I had the exact same issue, where my numeric model was bound to both a type=number and a type=range.
IMHO, I don't think anything that looks like a number should be parsed as a number.
I do think that AngularJS should support a type=range as a numerical value, since that is what most users will use it for.
My workaround was to simply create a new directive, which requires the 'ng-model' directive, and adds a 'parser' to the NgModelController. This way there is no watching, and the model value never has an invalid value (i.e. a string instead of a number).
On Friday, July 20, 2012 1:17:47 PM UTC+3, Peter Bacon Darwin wrote:
Certainly works and seems like a good work around.
You could probably consider raising an issue on github for it, since a string that can be parsed to a float should probably be considered a number.
Thanks Peter! So is this a fair workaround (I've not used $watch before)?
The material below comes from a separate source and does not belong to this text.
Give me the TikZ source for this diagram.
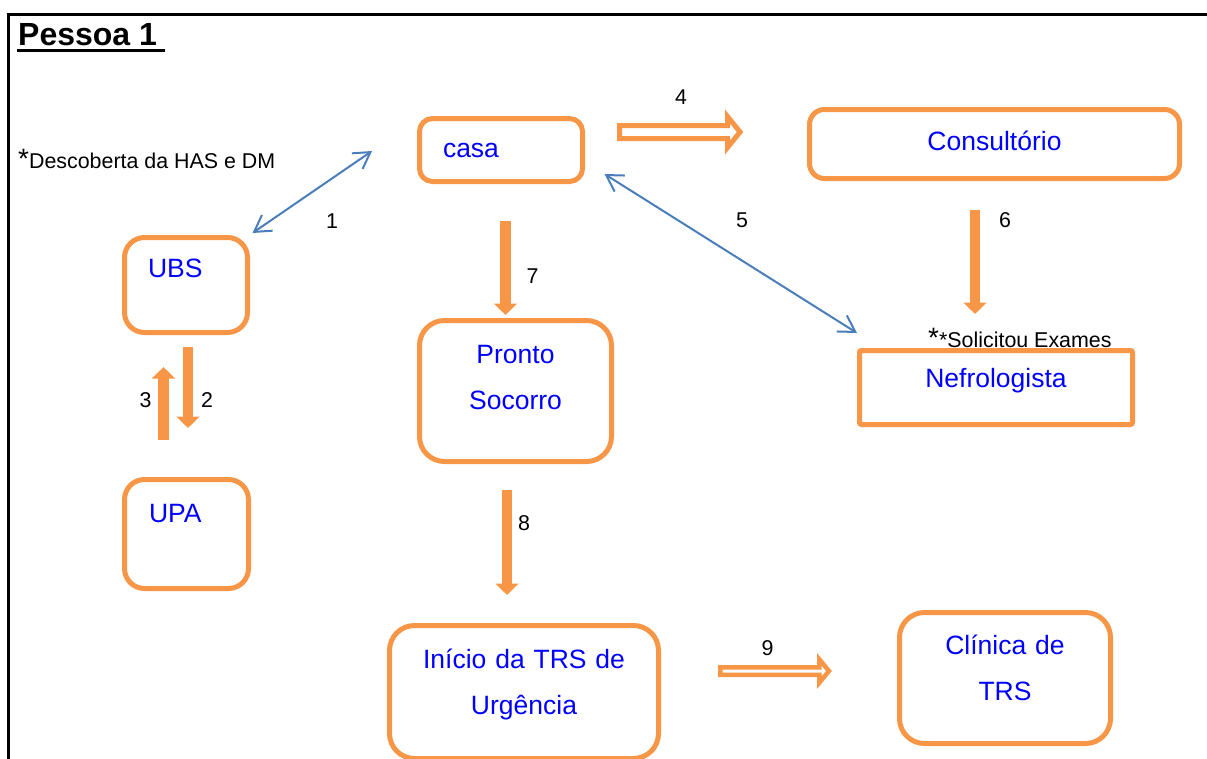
\documentclass[tikz,border=0pt]{standalone}
\usepackage{fontspec}
\setmainfont{Liberation Sans}
\usetikzlibrary{arrows.meta}
\definecolor{orng}{HTML}{F79646}
\definecolor{bluln}{HTML}{4A7EBB}
\definecolor{txtblue}{HTML}{0000FF}
\newcommand\boxfont{\fontsize{26.5}{46.5}\selectfont}
\newcommand\smfont{\fontsize{21.4}{25}\selectfont}
\newcommand\bigast{{\fontsize{28}{28}\selectfont*}}
\newcommand\titlefont{\fontsize{32}{36}\selectfont\bfseries}
\tikzset{
  box/.style={draw=orng, line width=5pt, text=txtblue, font=\boxfont, inner sep=0pt, text height=20pt},
  lbl/.style={font=\smfont, anchor=base, inner sep=0pt},
  blk/.style={draw=orng, line width=10.5pt, -{Triangle[length=11.5pt, width=22.5pt]}},
  blu/.style={draw=bluln, line width=2pt, {Straight Barb[length=16pt, width=19pt]}-{Straight Barb[length=16pt, width=19pt]}},
  hol/.style={draw=orng, fill=white, line join=miter},
}
\begin{document}
\begin{tikzpicture}[x=1pt, y=-1pt]
\useasboundingbox (0,0) rectangle (1207,758);
\begin{scope}
\clip (0,0) rectangle (1207,758);
% frame
\draw[line width=2.5pt] (8.3,760) -- (8.3,14.5) -- (1210,14.5);
% title
\node[font=\titlefont, anchor=base west, inner sep=0pt] (title) at (18,45) {Pessoa 1};
\coordinate (ul1) at (17,50);
\coordinate (ul2) at (165,50);
\draw[line width=3pt] (ul1) -- (ul2);
% note
\node[font=\smfont, anchor=base west, inner sep=0pt] (desc) at (18,168) {\bigast Descoberta da HAS e DM};
\node[font=\smfont, anchor=base west, inner sep=0pt] (sol) at (928,347) {\bigast*Solicitou Exames};
% boxes
\node[box, rounded corners=13pt, minimum width=163pt, minimum height=63pt, text width=116pt, align=left, text depth=6pt] (casa) at (501,150) {casa};
\node[box, rounded corners=15pt, minimum width=370pt, minimum height=69pt, text depth=8pt] (cons) at (994.5,144) {Consultório};
\node[box, rounded corners=20pt, minimum width=123pt, minimum height=95pt, text width=76pt, align=left, text depth=36pt] (ubs) at (186,285) {UBS};
\node[box, rounded corners=20pt, minimum width=124pt, minimum height=109pt, text width=75pt, align=left, text depth=44pt] (upa) at (186.5,534) {UPA};
\node[box, rounded corners=25pt, minimum width=192pt, minimum height=141pt, text width=170pt, align=center, text depth=76pt] (ps) at (515.5,391) {Pronto\\Socorro};
\node[box, rounded corners=2pt, minimum width=273pt, minimum height=74pt, text depth=21pt] (nef) at (996,387.5) {Nefrologista};
\node[box, rounded corners=25pt, minimum width=269pt, minimum height=133pt, text width=250pt, align=center, text depth=68pt] (inicio) at (524,692) {Início da TRS de\\Urgência};
\node[box, rounded corners=25pt, minimum width=211pt, minimum height=131pt, text width=190pt, align=center, text depth=68pt] (clin) at (1005,678) {Clínica de\\TRS};
% blue double arrows
\coordinate (b1a) at (252.5,233);
\coordinate (b1b) at (372,151);
\coordinate (b5a) at (604.5,174);
\coordinate (b5b) at (857,333);
\draw[blu] (b1a) -- (b1b);
\draw[blu] (b5a) -- (b5b);
% block arrows
\coordinate (a2s) at (188,347);   \coordinate (a2e) at (188,428);
\coordinate (a3s) at (163.5,440); \coordinate (a3e) at (163.5,367);
\coordinate (a6s) at (975,210);   \coordinate (a6e) at (975,314);
\coordinate (a7s) at (505.5,221); \coordinate (a7e) at (505.5,315);
\coordinate (a8s) at (507,490);   \coordinate (a8e) at (507,595);
\draw[blk] (a2s) -- (a2e);
\draw[blk] (a3s) -- (a3e);
\draw[blk] (a6s) -- (a6e);
\draw[blk] (a7s) -- (a7e);
\draw[blk] (a8s) -- (a8e);
% hollow arrows
\draw[hol, line width=5pt] (619.5,125.5) -- (727.5,125.5) -- (727.5,116.5) -- (740,132) -- (727.5,147.5) -- (727.5,138.5) -- (619.5,138.5) -- cycle;
\draw[hol, line width=4.5pt] (720.25,667.25) -- (819.25,667.25) -- (819.25,659.25) -- (829,671) -- (819.25,682.75) -- (819.25,674.75) -- (720.25,674.75) -- cycle;
% labels
\node[lbl] (l1) at (332,228) {1};
\node[lbl] (l2) at (207,407) {2};
\node[lbl] (l3) at (145.5,407) {3};
\node[lbl] (l4) at (681,104.5) {4};
\node[lbl] (l5) at (742,227.5) {5};
\node[lbl] (l6) at (1005,227.5) {6};
\node[lbl] (l7) at (532.5,283) {7};
\node[lbl] (l8) at (524,530.5) {8};
\node[lbl] (l9) at (767.5,655) {9};
\end{scope}
\end{tikzpicture}
\end{document}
On Friday, 20 July 2012 11:01:10 UTC+1, Peter Bacon Darwin wrote:
The other inputs are converting the model to a string, which is probably bombing out the validation on ngModel for the <input type="number"> element:
http://jsfiddle.net/TXazw/2/
With multiple inputs to the same model is it possible to get <input type="number" /> to play nice? It works as an input but updating it to a value set from another input always fails. Even if the source is also constrained as numeric (type="range" in chrome).
Hopefully this demonstrates my problem coherently:http://jsfiddle.net/TXazw/1/ Edit and input except the number and everything updates except the number input. Edit the number input and everything works fine.
I can't see anything in the
API reference, am I missing something?